In the late colonial period and after Independence, the Lakshadweep was part of the Malabar district. It is only in 1956 during the reorganisation of states that the Lakshadweep islands were separated from the Malabar district and organised as a separate Union Territory for administrative reasons.
“In terms of familial relationships, the Muslims of Lakshadweep are almost the same as the Muslims of the coastal region of Kerala. But economically and politically they share a lot of differences,” explains Mohamad. “There is no Muslim League in the islands which is one of the biggest parties in Kerala.”
What really marks out the Islamic society of Lakshadweep from the rest of India is the long existing tradition of matriliny wherein lineage and property is succeeded from mother to daughter.
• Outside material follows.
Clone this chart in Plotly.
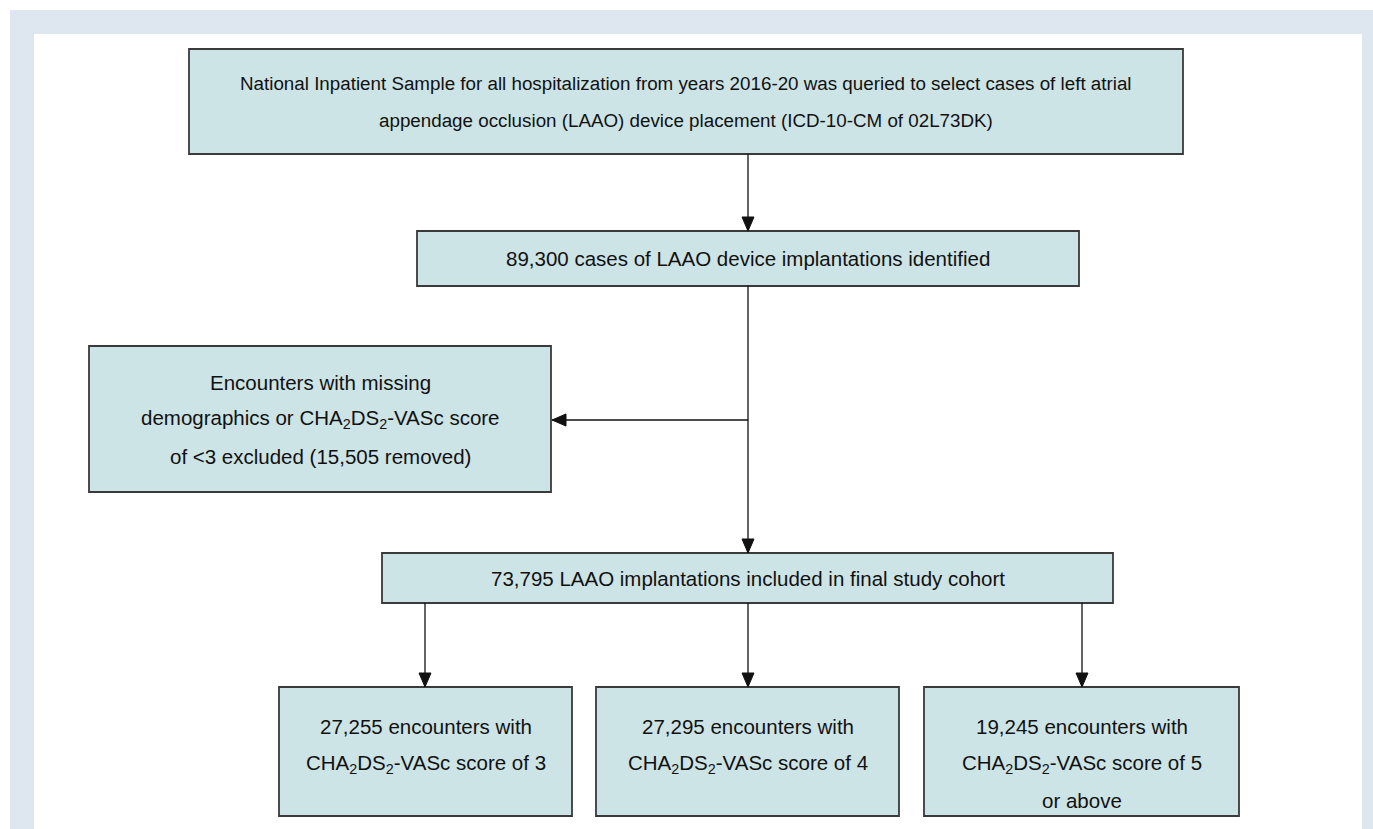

Anthropologist and feminist scholar Leela Dube in her book, ‘Matriliny and Islam: Religion and society in the Laccadives’ (1969), explains the uniqueness of a matrilineal society in Islam when she writes, “perhaps nowhere would a social system appear so incompatible with the ideology of Islam and demand so much adjustment and accommodation as in a matrilineal society.”
Kooria says “the islanders believe their practise in matriliny is not despite of Islam but because of Islam.” In other words, they make sense of their matrilineal practises in terms of Islam. “They believe that the Prophet lived with his first wife, Khadija in a matrilocal system. This is the religious sanction for their matrilineal practise,” says Mohamad.
Speaking about the roots of matriliny in the islands, Pillai says “one tradition has it that Amini, Kalpeni, Andrott, Kavaratti, and Agatti are the oldest islands that were inhabited, and certain families here claim to be descendants of converts to Islam from Nair and Namboodiri Brahmin families on the mainland. Matriliny was practiced by Nairs and several other castes, and was part of Kerala’s cultural pattern. Its existence in Lakshadweep is also part of the same pattern.”
Kooria explains that the practise of matriliny in the islands cannot be seen in connection with Kerala alone and that it is commonly found among the Muslims of the Indian Ocean region like in Mozambique, Indonesia, Malaysia, Tanzania etc.
However, the geographical isolation of the Lakshadweep has ensured that the islanders were not subjected to the kind of European colonial influence or the influence of conventional Islamic ideas from other parts of the Muslim world like the reformist Mujahid movement in south-west India in the 1930s. Consequently, unlike that in other parts of the Indian Ocean, the matrilineal tradition in the Lakshadweep has also been most long lasting.
In more recent times, however, the influence of modern lifestyles and a nuclear family system has impacted the traditional matrilineal practise in the islands. Maryam Mumtaz (29) a resident of Kalpeni island says that with younger people moving out in search of jobs and families becoming smaller, property is now getting divided. “If the reforms to develop the islands as a tourist hub does not take into account the intrinsic culture of the people, then the breakdown of our traditional ways of living will only intensify further,” she says.